# WHAT YOU WILL DO:
Extract every line below that contains the word "chart".
===
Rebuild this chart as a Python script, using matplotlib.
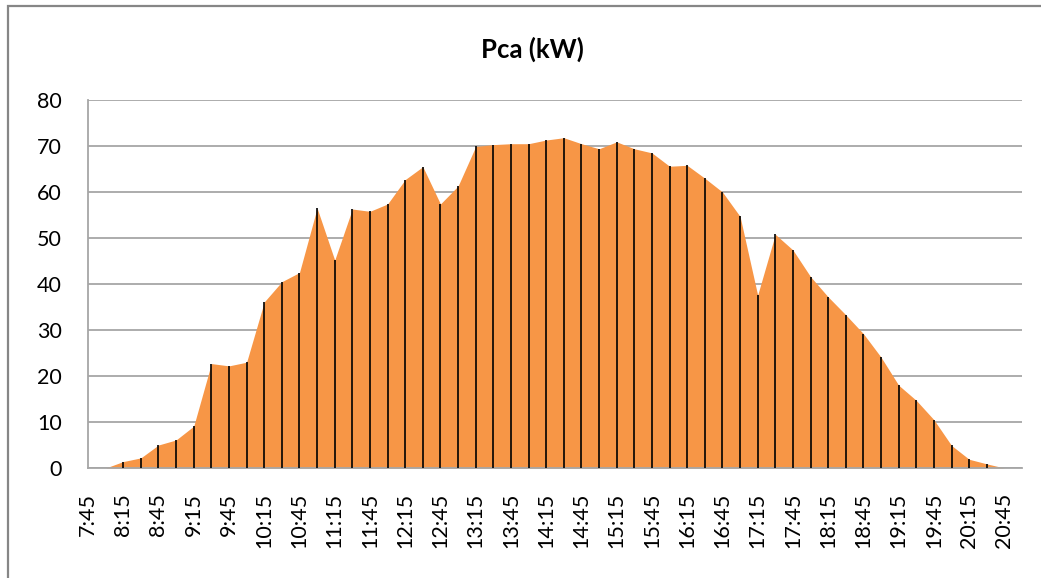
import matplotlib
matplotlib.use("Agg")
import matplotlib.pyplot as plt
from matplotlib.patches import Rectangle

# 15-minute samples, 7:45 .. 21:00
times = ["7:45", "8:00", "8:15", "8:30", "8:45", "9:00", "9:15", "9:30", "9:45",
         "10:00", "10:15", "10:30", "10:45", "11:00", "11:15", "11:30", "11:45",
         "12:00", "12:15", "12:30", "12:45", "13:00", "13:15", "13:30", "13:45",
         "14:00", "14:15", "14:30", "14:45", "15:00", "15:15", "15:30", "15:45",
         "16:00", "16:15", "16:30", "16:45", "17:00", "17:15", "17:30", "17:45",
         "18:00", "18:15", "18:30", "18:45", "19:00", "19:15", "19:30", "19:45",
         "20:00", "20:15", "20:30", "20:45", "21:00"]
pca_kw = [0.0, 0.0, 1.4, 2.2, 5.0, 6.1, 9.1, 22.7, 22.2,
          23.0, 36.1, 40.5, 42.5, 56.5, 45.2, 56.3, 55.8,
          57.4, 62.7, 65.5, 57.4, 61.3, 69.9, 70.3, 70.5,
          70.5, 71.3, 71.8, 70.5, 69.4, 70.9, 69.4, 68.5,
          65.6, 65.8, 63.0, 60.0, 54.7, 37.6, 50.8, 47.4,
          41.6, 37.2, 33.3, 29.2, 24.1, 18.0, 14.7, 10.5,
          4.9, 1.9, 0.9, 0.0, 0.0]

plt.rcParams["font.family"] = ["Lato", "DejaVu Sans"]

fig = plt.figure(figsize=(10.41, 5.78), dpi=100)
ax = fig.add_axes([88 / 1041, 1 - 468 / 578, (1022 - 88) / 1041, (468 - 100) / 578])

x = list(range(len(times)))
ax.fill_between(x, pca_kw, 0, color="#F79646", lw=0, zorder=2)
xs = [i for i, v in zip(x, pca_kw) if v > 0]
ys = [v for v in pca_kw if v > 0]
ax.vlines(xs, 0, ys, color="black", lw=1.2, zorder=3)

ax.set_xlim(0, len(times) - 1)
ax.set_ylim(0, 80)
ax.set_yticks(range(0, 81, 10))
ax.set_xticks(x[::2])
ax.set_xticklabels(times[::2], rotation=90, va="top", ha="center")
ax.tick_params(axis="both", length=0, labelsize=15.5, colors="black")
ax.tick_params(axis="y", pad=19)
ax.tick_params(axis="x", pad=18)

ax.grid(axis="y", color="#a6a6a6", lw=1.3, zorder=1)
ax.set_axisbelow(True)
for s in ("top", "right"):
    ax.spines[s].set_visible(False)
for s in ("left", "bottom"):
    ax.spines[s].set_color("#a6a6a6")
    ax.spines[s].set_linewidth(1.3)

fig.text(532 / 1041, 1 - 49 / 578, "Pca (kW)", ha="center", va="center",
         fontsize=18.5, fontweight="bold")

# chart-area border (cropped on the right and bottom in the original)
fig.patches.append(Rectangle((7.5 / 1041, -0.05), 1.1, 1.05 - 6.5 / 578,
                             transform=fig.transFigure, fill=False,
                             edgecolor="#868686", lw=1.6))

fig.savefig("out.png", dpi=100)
===
# SOLUTION TO THIS PROBLEM:
Rebuild this chart as a Python script, using matplotlib.
# chart-area border (cropped on the right and bottom in the original)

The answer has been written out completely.